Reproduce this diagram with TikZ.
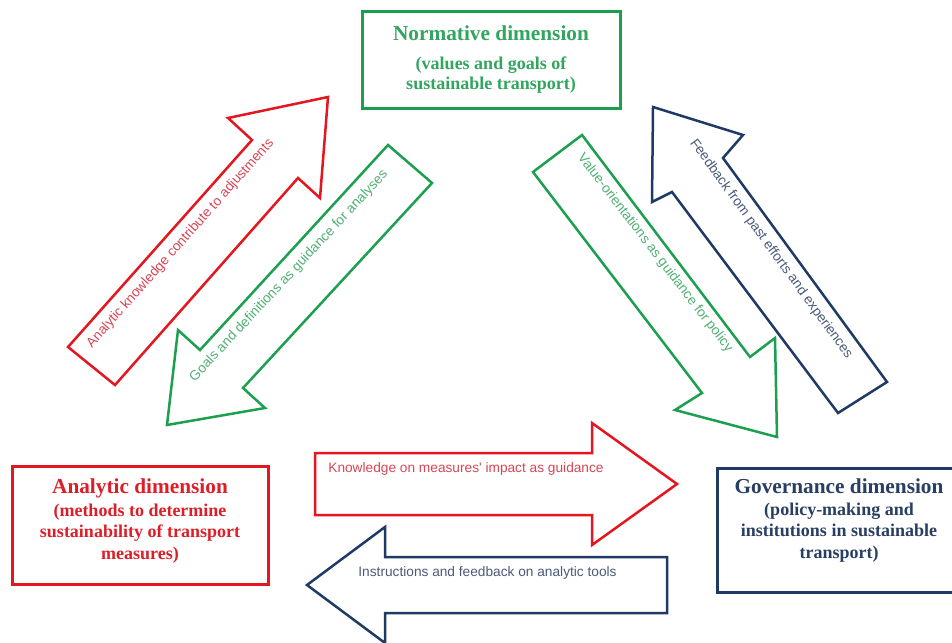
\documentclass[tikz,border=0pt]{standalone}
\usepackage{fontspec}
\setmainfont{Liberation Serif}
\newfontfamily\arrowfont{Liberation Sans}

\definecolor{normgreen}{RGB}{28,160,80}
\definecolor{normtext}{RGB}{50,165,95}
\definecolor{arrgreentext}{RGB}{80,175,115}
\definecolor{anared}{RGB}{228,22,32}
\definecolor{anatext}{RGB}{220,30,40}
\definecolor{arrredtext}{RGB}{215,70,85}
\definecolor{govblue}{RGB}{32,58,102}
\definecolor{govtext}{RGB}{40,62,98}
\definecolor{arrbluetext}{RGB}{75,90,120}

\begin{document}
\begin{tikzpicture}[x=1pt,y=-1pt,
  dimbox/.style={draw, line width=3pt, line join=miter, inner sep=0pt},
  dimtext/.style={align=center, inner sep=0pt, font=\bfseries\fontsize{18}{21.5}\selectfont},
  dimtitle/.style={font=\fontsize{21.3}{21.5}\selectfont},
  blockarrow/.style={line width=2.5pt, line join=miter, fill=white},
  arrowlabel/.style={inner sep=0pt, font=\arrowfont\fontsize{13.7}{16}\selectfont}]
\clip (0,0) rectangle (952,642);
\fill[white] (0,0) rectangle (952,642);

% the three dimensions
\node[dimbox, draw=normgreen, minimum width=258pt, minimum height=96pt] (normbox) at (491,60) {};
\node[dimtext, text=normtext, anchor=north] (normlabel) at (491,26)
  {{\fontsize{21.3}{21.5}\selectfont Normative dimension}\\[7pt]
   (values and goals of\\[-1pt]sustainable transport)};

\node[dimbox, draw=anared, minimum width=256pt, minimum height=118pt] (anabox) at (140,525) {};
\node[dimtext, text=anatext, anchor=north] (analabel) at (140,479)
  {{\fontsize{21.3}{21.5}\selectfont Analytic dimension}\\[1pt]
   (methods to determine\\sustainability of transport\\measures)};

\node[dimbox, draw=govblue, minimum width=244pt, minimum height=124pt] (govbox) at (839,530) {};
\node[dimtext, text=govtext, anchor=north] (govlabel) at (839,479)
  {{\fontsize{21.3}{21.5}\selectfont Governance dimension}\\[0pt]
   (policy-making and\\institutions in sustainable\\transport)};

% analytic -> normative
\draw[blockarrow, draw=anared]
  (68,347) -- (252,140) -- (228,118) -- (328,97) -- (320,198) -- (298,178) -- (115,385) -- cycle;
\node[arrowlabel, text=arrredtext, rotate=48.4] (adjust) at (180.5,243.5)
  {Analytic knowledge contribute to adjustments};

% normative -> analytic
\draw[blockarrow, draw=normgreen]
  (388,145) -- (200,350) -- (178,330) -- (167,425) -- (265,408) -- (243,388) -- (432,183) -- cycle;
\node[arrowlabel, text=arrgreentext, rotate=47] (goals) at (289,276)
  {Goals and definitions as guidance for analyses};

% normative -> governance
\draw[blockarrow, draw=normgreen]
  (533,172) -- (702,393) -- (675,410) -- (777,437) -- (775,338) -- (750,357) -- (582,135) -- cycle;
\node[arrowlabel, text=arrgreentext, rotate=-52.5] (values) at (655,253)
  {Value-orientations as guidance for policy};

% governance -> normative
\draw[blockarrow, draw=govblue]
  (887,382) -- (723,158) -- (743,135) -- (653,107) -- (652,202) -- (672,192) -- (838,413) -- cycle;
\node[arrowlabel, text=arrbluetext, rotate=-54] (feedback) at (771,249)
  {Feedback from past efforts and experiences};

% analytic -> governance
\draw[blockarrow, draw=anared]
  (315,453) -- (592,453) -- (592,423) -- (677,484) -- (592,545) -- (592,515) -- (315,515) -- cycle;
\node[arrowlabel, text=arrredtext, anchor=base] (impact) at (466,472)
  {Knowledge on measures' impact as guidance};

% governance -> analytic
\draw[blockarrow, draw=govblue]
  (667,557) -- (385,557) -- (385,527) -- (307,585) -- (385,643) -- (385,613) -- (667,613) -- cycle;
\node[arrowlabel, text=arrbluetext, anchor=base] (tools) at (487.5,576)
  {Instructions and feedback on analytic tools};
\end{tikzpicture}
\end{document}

* * *

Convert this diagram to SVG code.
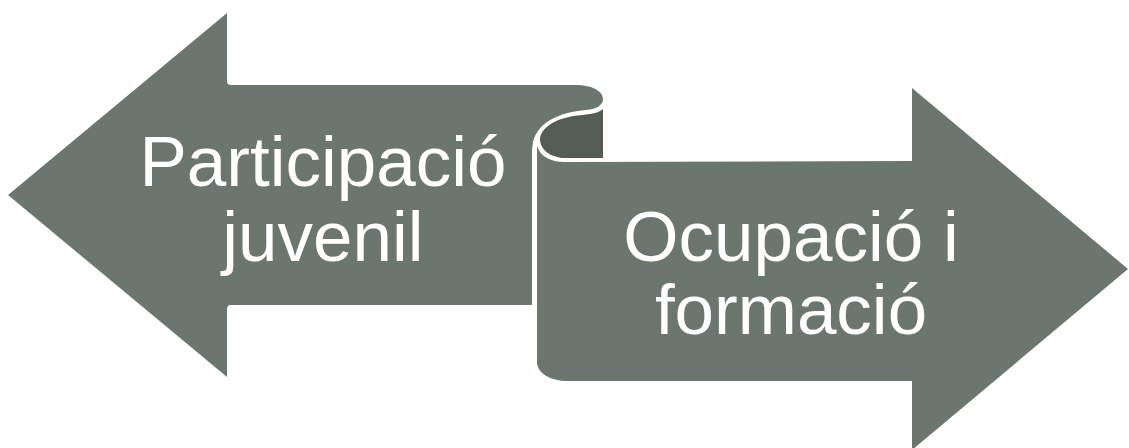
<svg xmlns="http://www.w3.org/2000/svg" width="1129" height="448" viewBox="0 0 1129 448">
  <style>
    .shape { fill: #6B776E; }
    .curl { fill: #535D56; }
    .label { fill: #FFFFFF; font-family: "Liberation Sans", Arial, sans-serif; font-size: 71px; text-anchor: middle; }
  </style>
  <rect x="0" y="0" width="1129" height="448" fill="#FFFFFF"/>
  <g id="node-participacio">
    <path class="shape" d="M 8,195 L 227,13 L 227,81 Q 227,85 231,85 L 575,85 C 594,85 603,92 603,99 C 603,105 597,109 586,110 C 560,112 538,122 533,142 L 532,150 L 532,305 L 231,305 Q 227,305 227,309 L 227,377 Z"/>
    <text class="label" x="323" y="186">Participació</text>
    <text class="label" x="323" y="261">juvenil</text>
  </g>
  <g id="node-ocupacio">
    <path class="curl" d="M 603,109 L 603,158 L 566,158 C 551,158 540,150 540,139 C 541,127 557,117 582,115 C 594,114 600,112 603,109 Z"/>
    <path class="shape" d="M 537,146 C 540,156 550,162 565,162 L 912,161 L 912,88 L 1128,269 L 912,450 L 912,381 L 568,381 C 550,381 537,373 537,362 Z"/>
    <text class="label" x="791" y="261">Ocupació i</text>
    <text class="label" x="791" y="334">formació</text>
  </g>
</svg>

* * *

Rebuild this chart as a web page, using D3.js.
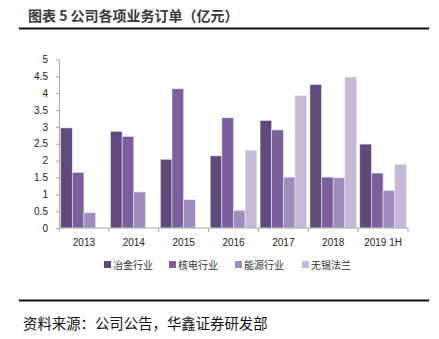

**What the task requires:** Of the lines above, how many contain the string "this"? Only the number is required.

**Answer to the exercise:** 3